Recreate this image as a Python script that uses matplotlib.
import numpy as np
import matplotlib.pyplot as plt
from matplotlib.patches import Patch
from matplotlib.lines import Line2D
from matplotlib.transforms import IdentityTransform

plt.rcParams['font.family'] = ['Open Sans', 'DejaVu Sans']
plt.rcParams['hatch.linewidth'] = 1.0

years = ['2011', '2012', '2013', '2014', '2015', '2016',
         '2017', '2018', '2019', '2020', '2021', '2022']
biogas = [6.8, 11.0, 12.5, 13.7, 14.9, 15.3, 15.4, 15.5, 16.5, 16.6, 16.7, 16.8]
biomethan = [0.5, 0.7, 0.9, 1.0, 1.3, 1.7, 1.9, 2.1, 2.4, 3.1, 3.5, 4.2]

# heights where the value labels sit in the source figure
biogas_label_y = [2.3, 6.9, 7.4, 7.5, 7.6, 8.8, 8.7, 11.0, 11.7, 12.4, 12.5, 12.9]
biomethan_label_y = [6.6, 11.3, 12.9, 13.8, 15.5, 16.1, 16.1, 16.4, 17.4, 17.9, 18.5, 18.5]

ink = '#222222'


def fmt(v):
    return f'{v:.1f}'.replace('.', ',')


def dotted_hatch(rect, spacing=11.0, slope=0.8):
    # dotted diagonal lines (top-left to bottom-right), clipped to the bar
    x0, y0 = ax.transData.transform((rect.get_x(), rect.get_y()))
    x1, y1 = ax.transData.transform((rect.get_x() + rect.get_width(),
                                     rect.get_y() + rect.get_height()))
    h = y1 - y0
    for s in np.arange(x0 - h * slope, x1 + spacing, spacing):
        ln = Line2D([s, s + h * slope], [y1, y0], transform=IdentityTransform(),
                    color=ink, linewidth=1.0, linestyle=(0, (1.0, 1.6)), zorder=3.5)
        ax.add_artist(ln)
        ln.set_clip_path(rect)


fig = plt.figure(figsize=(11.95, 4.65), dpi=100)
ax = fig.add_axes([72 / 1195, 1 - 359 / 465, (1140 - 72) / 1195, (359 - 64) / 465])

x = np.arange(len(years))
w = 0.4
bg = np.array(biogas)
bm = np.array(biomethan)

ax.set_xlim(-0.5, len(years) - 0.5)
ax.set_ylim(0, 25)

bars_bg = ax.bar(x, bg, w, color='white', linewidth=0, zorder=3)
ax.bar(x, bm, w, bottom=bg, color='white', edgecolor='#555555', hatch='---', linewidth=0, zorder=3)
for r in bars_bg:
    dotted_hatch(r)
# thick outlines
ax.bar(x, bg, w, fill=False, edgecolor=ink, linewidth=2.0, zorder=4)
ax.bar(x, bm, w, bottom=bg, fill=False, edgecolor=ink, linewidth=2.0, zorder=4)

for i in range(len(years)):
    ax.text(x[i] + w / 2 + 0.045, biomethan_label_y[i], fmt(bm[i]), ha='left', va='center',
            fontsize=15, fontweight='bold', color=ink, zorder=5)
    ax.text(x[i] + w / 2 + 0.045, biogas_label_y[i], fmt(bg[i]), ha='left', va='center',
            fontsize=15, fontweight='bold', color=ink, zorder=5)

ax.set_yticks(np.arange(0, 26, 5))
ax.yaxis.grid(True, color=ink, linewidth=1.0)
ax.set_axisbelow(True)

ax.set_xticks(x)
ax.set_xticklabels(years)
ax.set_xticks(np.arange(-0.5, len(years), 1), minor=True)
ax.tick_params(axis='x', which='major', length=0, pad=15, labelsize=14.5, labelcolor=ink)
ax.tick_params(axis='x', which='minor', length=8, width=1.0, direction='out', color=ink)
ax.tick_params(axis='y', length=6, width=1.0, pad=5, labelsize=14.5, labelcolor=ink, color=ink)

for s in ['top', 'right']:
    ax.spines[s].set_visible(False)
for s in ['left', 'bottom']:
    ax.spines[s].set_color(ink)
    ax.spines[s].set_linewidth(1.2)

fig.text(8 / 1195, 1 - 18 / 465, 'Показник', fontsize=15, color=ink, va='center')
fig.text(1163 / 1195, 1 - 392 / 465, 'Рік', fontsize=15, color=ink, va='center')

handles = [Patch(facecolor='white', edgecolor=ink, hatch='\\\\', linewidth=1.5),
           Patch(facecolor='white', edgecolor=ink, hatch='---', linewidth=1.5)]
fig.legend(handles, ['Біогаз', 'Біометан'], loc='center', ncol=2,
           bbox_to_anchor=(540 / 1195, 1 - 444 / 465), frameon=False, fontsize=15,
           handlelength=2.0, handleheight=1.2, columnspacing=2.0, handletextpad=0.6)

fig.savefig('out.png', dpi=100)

THE EXERCISE =
Reproduce each line of the material above precisely.

WORKED ANSWER =
Recreate this image as a Python script that uses matplotlib.
import numpy as np
import matplotlib.pyplot as plt
from matplotlib.patches import Patch
from matplotlib.lines import Line2D
from matplotlib.transforms import IdentityTransform

plt.rcParams['font.family'] = ['Open Sans', 'DejaVu Sans']
plt.rcParams['hatch.linewidth'] = 1.0

years = ['2011', '2012', '2013', '2014', '2015', '2016',
         '2017', '2018', '2019', '2020', '2021', '2022']
biogas = [6.8, 11.0, 12.5, 13.7, 14.9, 15.3, 15.4, 15.5, 16.5, 16.6, 16.7, 16.8]
biomethan = [0.5, 0.7, 0.9, 1.0, 1.3, 1.7, 1.9, 2.1, 2.4, 3.1, 3.5, 4.2]

# heights where the value labels sit in the source figure
biogas_label_y = [2.3, 6.9, 7.4, 7.5, 7.6, 8.8, 8.7, 11.0, 11.7, 12.4, 12.5, 12.9]
biomethan_label_y = [6.6, 11.3, 12.9, 13.8, 15.5, 16.1, 16.1, 16.4, 17.4, 17.9, 18.5, 18.5]

ink = '#222222'


def fmt(v):
    return f'{v:.1f}'.replace('.', ',')


def dotted_hatch(rect, spacing=11.0, slope=0.8):
    # dotted diagonal lines (top-left to bottom-right), clipped to the bar
    x0, y0 = ax.transData.transform((rect.get_x(), rect.get_y()))
    x1, y1 = ax.transData.transform((rect.get_x() + rect.get_width(),
                                     rect.get_y() + rect.get_height()))
    h = y1 - y0
    for s in np.arange(x0 - h * slope, x1 + spacing, spacing):
        ln = Line2D([s, s + h * slope], [y1, y0], transform=IdentityTransform(),
                    color=ink, linewidth=1.0, linestyle=(0, (1.0, 1.6)), zorder=3.5)
        ax.add_artist(ln)
        ln.set_clip_path(rect)


fig = plt.figure(figsize=(11.95, 4.65), dpi=100)
ax = fig.add_axes([72 / 1195, 1 - 359 / 465, (1140 - 72) / 1195, (359 - 64) / 465])

x = np.arange(len(years))
w = 0.4
bg = np.array(biogas)
bm = np.array(biomethan)

ax.set_xlim(-0.5, len(years) - 0.5)
ax.set_ylim(0, 25)

bars_bg = ax.bar(x, bg, w, color='white', linewidth=0, zorder=3)
ax.bar(x, bm, w, bottom=bg, color='white', edgecolor='#555555', hatch='---', linewidth=0, zorder=3)
for r in bars_bg:
    dotted_hatch(r)
# thick outlines
ax.bar(x, bg, w, fill=False, edgecolor=ink, linewidth=2.0, zorder=4)
ax.bar(x, bm, w, bottom=bg, fill=False, edgecolor=ink, linewidth=2.0, zorder=4)

for i in range(len(years)):
    ax.text(x[i] + w / 2 + 0.045, biomethan_label_y[i], fmt(bm[i]), ha='left', va='center',
            fontsize=15, fontweight='bold', color=ink, zorder=5)
    ax.text(x[i] + w / 2 + 0.045, biogas_label_y[i], fmt(bg[i]), ha='left', va='center',
            fontsize=15, fontweight='bold', color=ink, zorder=5)

ax.set_yticks(np.arange(0, 26, 5))
ax.yaxis.grid(True, color=ink, linewidth=1.0)
ax.set_axisbelow(True)

ax.set_xticks(x)
ax.set_xticklabels(years)
ax.set_xticks(np.arange(-0.5, len(years), 1), minor=True)
ax.tick_params(axis='x', which='major', length=0, pad=15, labelsize=14.5, labelcolor=ink)
ax.tick_params(axis='x', which='minor', length=8, width=1.0, direction='out', color=ink)
ax.tick_params(axis='y', length=6, width=1.0, pad=5, labelsize=14.5, labelcolor=ink, color=ink)

for s in ['top', 'right']:
    ax.spines[s].set_visible(False)
for s in ['left', 'bottom']:
    ax.spines[s].set_color(ink)
    ax.spines[s].set_linewidth(1.2)

fig.text(8 / 1195, 1 - 18 / 465, 'Показник', fontsize=15, color=ink, va='center')
fig.text(1163 / 1195, 1 - 392 / 465, 'Рік', fontsize=15, color=ink, va='center')

handles = [Patch(facecolor='white', edgecolor=ink, hatch='\\\\', linewidth=1.5),
           Patch(facecolor='white', edgecolor=ink, hatch='---', linewidth=1.5)]
fig.legend(handles, ['Біогаз', 'Біометан'], loc='center', ncol=2,
           bbox_to_anchor=(540 / 1195, 1 - 444 / 465), frameon=False, fontsize=15,
           handlelength=2.0, handleheight=1.2, columnspacing=2.0, handletextpad=0.6)

fig.savefig('out.png', dpi=100)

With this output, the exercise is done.